SET PROBLEM | Looking at the listing, state how many of its lines contain the string "this". Write only the number.

DATA TO USE |
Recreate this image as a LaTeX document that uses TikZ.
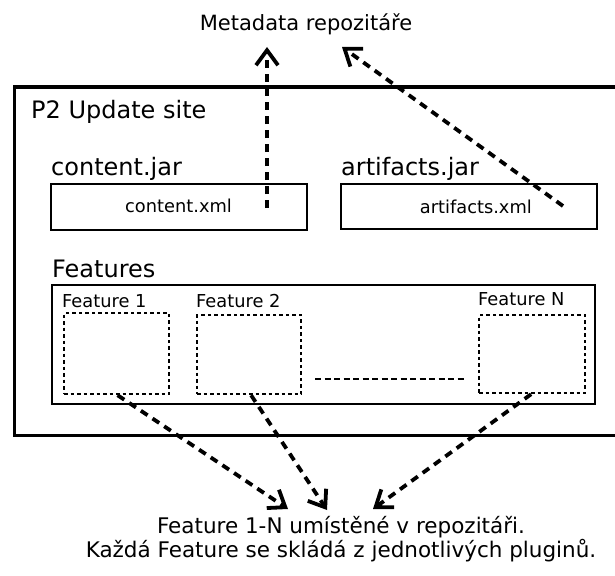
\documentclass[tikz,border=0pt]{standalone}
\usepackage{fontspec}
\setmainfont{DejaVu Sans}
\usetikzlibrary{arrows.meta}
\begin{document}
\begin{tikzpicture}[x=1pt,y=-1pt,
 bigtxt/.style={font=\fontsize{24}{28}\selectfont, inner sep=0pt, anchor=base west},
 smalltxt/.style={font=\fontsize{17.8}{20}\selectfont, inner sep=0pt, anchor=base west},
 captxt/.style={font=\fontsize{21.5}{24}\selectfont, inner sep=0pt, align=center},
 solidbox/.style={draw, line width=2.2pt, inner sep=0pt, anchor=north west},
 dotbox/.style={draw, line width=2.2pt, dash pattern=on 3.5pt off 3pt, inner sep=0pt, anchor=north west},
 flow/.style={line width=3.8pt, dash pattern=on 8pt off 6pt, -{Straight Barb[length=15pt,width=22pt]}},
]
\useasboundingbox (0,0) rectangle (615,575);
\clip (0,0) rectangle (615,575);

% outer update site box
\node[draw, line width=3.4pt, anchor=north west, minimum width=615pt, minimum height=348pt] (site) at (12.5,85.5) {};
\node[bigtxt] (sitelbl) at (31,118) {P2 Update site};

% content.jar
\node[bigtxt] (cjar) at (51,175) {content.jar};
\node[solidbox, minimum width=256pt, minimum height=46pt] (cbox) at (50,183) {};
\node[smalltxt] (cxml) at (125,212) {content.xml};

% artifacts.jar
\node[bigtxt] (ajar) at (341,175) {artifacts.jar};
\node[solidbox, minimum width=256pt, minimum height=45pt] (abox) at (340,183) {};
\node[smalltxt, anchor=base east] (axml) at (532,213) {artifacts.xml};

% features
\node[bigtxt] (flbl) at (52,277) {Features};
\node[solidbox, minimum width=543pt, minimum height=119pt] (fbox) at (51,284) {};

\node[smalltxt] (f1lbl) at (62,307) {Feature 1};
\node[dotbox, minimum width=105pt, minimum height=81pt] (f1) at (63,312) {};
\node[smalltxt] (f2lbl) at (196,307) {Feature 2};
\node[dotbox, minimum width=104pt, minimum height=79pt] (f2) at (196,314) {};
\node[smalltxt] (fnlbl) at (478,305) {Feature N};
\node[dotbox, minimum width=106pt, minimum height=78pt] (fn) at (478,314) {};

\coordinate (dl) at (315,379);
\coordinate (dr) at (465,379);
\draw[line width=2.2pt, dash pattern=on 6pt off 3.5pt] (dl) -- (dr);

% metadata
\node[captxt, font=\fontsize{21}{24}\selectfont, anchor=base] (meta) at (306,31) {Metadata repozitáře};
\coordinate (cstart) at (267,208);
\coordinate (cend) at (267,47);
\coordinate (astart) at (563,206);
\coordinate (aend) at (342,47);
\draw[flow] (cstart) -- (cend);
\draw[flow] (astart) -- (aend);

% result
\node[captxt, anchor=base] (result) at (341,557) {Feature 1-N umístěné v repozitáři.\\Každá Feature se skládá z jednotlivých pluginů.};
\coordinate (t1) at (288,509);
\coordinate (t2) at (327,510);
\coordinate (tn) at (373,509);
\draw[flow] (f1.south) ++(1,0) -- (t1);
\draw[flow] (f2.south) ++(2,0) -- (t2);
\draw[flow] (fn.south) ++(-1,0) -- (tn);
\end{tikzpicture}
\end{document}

---

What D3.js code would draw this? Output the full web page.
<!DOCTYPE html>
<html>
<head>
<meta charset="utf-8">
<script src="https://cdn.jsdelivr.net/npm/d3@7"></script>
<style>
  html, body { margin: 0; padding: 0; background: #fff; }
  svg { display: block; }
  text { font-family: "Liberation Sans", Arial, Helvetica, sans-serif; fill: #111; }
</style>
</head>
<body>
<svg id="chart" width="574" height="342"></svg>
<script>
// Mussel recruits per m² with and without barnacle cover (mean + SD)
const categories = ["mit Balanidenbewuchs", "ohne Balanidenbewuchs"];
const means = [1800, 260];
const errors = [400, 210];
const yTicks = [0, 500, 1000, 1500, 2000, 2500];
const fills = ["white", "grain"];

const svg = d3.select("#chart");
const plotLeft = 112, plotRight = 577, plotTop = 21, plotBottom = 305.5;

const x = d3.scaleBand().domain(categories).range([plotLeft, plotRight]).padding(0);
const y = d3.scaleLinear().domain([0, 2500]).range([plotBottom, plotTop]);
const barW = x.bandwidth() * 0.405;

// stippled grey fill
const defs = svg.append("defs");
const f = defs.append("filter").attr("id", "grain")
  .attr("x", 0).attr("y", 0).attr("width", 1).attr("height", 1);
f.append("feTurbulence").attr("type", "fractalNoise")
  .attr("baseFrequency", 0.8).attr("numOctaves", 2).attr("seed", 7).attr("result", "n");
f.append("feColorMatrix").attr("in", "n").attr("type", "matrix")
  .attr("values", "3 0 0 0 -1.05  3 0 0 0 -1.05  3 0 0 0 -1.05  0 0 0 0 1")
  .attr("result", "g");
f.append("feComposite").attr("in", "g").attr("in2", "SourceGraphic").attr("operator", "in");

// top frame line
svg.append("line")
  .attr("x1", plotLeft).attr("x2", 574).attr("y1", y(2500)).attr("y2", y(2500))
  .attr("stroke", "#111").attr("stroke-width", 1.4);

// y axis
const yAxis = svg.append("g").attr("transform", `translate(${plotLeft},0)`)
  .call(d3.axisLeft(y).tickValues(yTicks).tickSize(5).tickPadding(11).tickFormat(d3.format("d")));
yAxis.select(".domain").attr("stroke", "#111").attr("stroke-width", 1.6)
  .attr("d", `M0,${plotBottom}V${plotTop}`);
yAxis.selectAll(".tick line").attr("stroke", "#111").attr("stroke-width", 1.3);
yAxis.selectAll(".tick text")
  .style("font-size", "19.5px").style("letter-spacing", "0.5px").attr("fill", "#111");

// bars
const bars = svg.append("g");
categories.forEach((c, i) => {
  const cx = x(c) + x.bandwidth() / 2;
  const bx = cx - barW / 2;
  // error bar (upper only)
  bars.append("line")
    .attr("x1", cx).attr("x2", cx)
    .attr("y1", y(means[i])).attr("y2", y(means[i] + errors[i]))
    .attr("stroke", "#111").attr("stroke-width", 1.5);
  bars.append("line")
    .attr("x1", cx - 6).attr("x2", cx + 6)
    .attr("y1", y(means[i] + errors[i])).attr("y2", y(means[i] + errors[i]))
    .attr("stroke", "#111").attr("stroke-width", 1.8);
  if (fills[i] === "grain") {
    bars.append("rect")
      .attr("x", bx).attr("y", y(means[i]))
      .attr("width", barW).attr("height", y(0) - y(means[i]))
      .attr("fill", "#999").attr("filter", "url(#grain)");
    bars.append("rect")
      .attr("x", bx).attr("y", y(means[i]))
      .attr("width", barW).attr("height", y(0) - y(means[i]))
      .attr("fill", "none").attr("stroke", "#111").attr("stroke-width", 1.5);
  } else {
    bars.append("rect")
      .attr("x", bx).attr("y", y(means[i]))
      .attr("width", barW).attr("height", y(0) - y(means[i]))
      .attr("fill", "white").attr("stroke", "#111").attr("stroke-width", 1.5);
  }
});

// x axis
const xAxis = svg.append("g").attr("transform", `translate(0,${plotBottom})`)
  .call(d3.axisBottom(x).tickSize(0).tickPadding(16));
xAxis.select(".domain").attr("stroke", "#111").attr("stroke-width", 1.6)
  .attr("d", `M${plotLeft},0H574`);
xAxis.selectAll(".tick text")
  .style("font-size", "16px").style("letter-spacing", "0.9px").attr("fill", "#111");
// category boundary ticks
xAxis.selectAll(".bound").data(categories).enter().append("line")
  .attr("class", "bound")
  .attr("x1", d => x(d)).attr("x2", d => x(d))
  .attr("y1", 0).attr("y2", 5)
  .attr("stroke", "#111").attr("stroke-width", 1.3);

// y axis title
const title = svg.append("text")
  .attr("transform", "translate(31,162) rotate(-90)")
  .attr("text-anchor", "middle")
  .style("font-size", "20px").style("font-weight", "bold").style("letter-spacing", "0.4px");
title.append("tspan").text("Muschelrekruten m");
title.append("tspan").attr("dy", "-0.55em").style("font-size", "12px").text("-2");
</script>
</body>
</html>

---

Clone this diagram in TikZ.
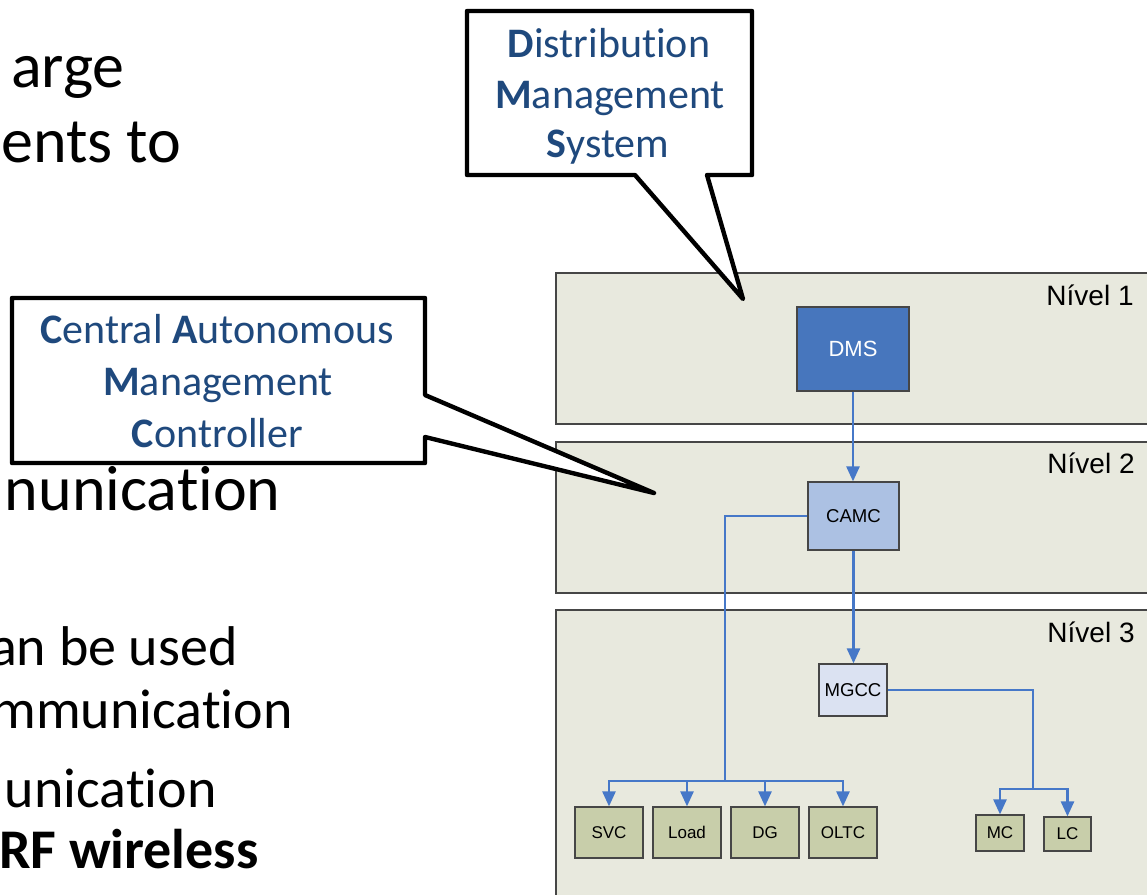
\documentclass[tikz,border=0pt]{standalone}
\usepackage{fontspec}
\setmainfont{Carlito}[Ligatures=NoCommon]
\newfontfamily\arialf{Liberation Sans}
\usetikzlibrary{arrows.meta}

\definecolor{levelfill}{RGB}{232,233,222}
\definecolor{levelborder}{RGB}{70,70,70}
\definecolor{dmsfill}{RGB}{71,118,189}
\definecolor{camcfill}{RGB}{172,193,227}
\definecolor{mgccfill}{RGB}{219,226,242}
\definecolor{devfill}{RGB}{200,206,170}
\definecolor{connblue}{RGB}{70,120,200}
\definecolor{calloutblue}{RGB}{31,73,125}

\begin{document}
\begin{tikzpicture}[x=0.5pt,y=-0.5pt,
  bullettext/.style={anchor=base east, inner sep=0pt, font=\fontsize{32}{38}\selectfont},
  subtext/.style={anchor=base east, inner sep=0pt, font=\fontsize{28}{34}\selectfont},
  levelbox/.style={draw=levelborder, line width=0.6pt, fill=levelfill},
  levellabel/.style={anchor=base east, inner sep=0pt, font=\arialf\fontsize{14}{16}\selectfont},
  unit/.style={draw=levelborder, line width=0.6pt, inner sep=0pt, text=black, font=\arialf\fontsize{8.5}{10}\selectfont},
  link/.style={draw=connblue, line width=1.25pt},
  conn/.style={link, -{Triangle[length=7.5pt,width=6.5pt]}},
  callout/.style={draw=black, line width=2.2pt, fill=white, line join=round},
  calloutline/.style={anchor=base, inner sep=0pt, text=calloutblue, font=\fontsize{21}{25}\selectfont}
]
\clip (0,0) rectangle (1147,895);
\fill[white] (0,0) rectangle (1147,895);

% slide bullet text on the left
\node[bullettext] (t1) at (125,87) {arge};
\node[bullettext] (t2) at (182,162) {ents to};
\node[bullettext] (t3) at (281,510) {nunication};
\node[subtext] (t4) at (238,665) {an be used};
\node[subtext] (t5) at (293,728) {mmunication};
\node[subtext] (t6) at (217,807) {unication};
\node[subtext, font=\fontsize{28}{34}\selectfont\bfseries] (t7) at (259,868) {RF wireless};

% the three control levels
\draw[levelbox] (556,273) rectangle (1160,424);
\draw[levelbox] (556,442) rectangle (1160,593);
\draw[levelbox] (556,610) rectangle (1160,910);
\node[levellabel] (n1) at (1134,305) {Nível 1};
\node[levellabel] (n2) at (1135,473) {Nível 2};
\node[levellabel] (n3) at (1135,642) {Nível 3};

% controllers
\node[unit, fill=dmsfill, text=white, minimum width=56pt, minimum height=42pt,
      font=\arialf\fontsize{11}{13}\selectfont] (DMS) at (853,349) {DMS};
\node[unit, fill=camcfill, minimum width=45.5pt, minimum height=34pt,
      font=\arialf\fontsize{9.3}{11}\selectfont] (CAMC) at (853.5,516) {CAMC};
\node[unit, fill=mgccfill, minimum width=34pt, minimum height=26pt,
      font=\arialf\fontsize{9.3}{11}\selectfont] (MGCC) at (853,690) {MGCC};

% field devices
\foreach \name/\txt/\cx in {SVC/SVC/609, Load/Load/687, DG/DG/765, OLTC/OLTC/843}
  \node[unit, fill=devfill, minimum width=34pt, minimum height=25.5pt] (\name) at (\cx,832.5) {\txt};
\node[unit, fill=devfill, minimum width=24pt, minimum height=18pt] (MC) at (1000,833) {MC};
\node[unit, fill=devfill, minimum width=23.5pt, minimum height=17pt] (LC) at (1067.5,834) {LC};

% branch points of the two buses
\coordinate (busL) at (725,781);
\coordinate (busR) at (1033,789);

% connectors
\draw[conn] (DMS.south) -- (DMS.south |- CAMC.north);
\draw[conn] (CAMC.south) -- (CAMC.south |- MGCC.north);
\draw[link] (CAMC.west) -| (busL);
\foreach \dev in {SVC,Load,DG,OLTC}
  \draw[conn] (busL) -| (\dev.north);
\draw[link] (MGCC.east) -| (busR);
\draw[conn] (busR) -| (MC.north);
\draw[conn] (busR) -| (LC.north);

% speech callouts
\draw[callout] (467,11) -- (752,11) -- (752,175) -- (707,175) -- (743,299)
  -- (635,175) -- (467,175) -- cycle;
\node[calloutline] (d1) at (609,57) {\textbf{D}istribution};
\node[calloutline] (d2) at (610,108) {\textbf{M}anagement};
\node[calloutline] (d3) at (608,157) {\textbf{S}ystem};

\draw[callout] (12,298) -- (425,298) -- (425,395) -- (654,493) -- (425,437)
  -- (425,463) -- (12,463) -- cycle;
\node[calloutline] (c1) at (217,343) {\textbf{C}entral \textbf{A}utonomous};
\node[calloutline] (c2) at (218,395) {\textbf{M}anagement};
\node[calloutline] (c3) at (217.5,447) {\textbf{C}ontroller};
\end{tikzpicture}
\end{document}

EXERCISE SOLUTION | 3